Congress on Friday passed legislation to fight cyber threats, pushing the measure through by tucking it into a sprawling government funding bill, after earlier failed attempts.
The measure was inserted into the massive $1.1 trillion spending package that funds the government through next September, tightens visa requirements, and ends a longstanding oil export ban, among other moves.
The so-called “omnibus” funding bill, which easily passed in the Senate, also in the process gave congressional approval to the landmark Cybersecurity Act.
The measure was approved with blessings from the White House, over objections of privacy activists.
Officials with the House Homeland Security Committee said in a statement that the bill would protect America’s private sector and federal networks “which are under continuous threat from foreign hackers and cyber terrorists.”

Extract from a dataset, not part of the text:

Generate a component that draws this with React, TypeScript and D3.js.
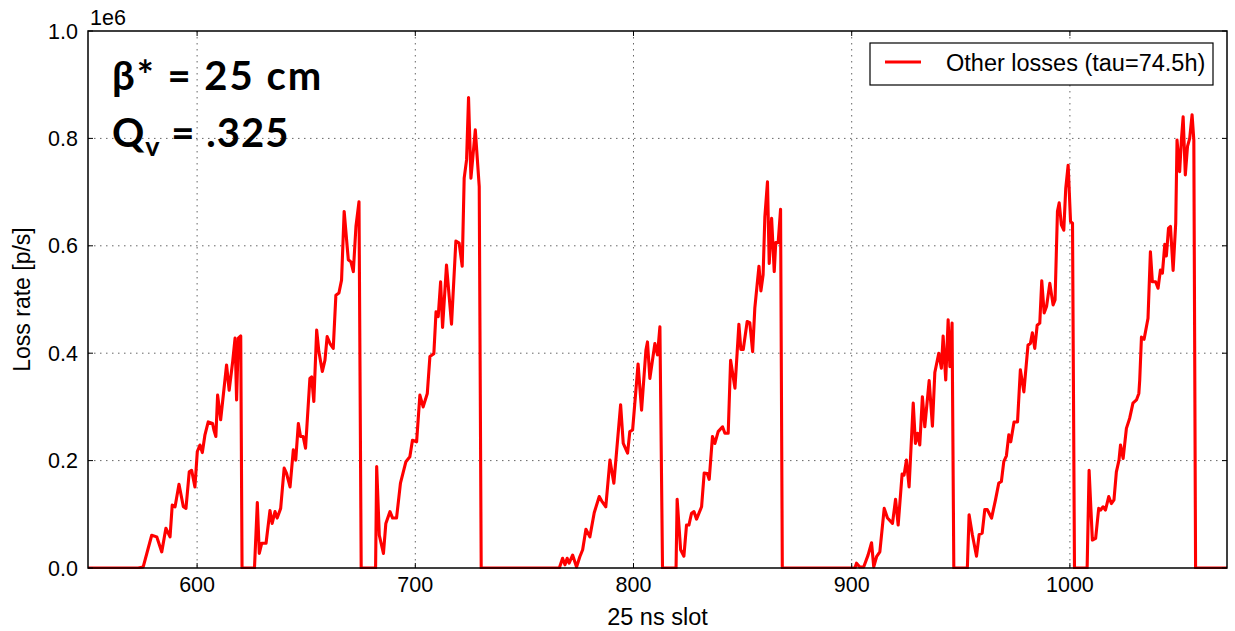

Separate versions of the bill were approved earlier this year by the Senate and House of Representatives.
Passage of the measure “ensures our federal cyber networks are able to defend against nation-states like China, Russia, Iran, and North Korea and terrorist threats,” said Congressman Michael McCaul, chairman of the homeland security panel.

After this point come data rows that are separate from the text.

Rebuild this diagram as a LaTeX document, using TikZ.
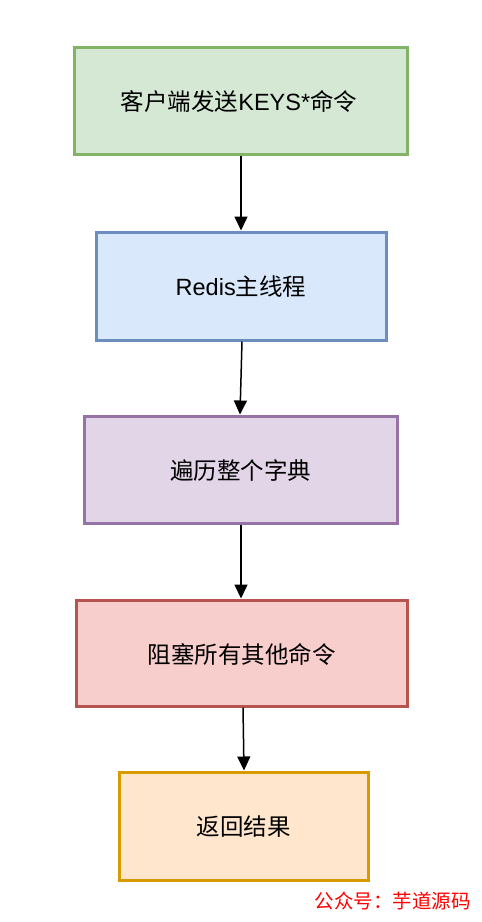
\documentclass[tikz,border=0pt]{standalone}
\usepackage{fontspec}
\setmainfont{Liberation Sans}
\newfontfamily\cjk{Noto Sans CJK SC}
\usetikzlibrary{arrows.meta}
\definecolor{gfill}{HTML}{D5E8D4}\definecolor{gdraw}{HTML}{82B366}
\definecolor{bfill}{HTML}{DAE8FC}\definecolor{bdraw}{HTML}{6C8EBF}
\definecolor{pfill}{HTML}{E1D5E7}\definecolor{pdraw}{HTML}{9673A6}
\definecolor{rfill}{HTML}{F8CECC}\definecolor{rdraw}{HTML}{B85450}
\definecolor{ofill}{HTML}{FFE6CC}\definecolor{odraw}{HTML}{D79B00}
\tikzset{
  box/.style={draw, line width=3pt},
  lbl/.style={font=\fontsize{23.5}{28}\selectfont, text=black},
  conn/.style={line width=1.5pt, -{Triangle[length=14pt,width=13pt]}}
}
\begin{document}
\begin{tikzpicture}[x=1pt,y=-1pt]
\useasboundingbox (0,0) rectangle (482,922);
\fill[white] (0,0) rectangle (482,922);
\draw[box, fill=gfill, draw=gdraw] (74,47) rectangle (407,154);
\node[lbl] (a) at (239,101) {\cjk 客户端发送\rmfamily KEYS*\cjk 命令};
\draw[box, fill=bfill, draw=bdraw] (96,232) rectangle (386,340);
\node[lbl] (b) at (241,286.5) {Redis\cjk 主线程};
\draw[box, fill=pfill, draw=pdraw] (84,416) rectangle (397,523);
\node[lbl] (c) at (240.5,470) {\cjk 遍历整个字典};
\draw[box, fill=rfill, draw=rdraw] (76,600) rectangle (407,706);
\node[lbl] (d) at (241.5,654) {\cjk 阻塞所有其他命令};
\draw[box, fill=ofill, draw=odraw] (119,772) rectangle (368,880);
\node[lbl] (e) at (243.5,827) {\cjk 返回结果};
\coordinate (a1) at (241,155.5); \coordinate (b0) at (241,230.5);
\coordinate (b1) at (242,341.5); \coordinate (c0) at (240,414.5);
\coordinate (c1) at (241,524.5); \coordinate (d0) at (241,598.5);
\coordinate (d1) at (243,707.5); \coordinate (e0) at (244,770.5);
\draw[conn] (a1) -- (b0);
\draw[conn] (b1) -- (c0);
\draw[conn] (c1) -- (d0);
\draw[conn] (d1) -- (e0);
\node[anchor=east, text=red, inner sep=0pt, font=\cjk\fontsize{19.5}{23}\selectfont] (w) at (471,901) {公众号：芋道源码};
\end{tikzpicture}
\end{document}
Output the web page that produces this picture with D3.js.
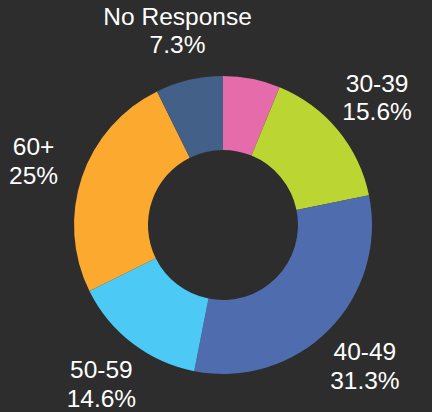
<!DOCTYPE html>
<html>
<head>
<meta charset="utf-8">
<script src="https://cdn.jsdelivr.net/npm/d3@7"></script>
<style>
  html, body { margin: 0; padding: 0; background: #2d2d2d; }
  svg { display: block; }
</style>
</head>
<body>
<svg id="chart" width="432" height="412"></svg>
<script>
const categories = ["<30", "30-39", "40-49", "50-59", "60+", "No Response"];
const values = [6.2, 15.6, 31.3, 14.6, 25, 7.3];
const showLabel = [false, true, true, true, true, true];
const colors = ["#e56baa", "#bbd532", "#4e6cae", "#4dc9f6", "#fbaa2f", "#436088"];

const W = 432, H = 412;
const cx = 223, cy = 225;
const outerR = 149, innerR = 75, labelR = 200;

const svg = d3.select("#chart");
svg.append("rect").attr("width", W).attr("height", H).attr("fill", "#2d2d2d");

const data = categories.map((c, i) => ({ cat: c, value: values[i], color: colors[i], show: showLabel[i] }));

const pie = d3.pie().value(d => d.value).sort(null);
const arcs = pie(data);
const arc = d3.arc().innerRadius(innerR).outerRadius(outerR);
const labelArc = d3.arc().innerRadius(labelR).outerRadius(labelR);

const g = svg.append("g").attr("transform", `translate(${cx},${cy})`);

g.selectAll("path.slice")
  .data(arcs)
  .join("path")
  .attr("class", "slice")
  .attr("d", arc)
  .attr("fill", d => d.data.color);

const lab = g.selectAll("text.lbl")
  .data(arcs.filter(d => d.data.show))
  .join("text")
  .attr("class", "lbl")
  .attr("text-anchor", "middle")
  .attr("fill", "#ffffff")
  .style("font-family", "'Liberation Sans', Arial, sans-serif")
  .style("font-size", "24.5px")
  .attr("transform", d => {
    const [x, y] = labelArc.centroid(d);
    return `translate(${x},${y})`;
  });

lab.append("tspan").attr("x", 0).attr("y", -5.7).text(d => d.data.cat);
lab.append("tspan").attr("x", 0).attr("y", 22.9).text(d => d.data.value + "%");
</script>
</body>
</html>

“This streamlines the federal government’s ability to more effectively identify and thwart cyber-attacks,” he said.
President Barack Obama would get a victory with the approval after several years of seeking legislation to boost cybersecurity. Previous efforts were bogged down by opposition from activists who feared it would result in excessive government intrusion, and conservatives who argue it would create a new bureaucracy.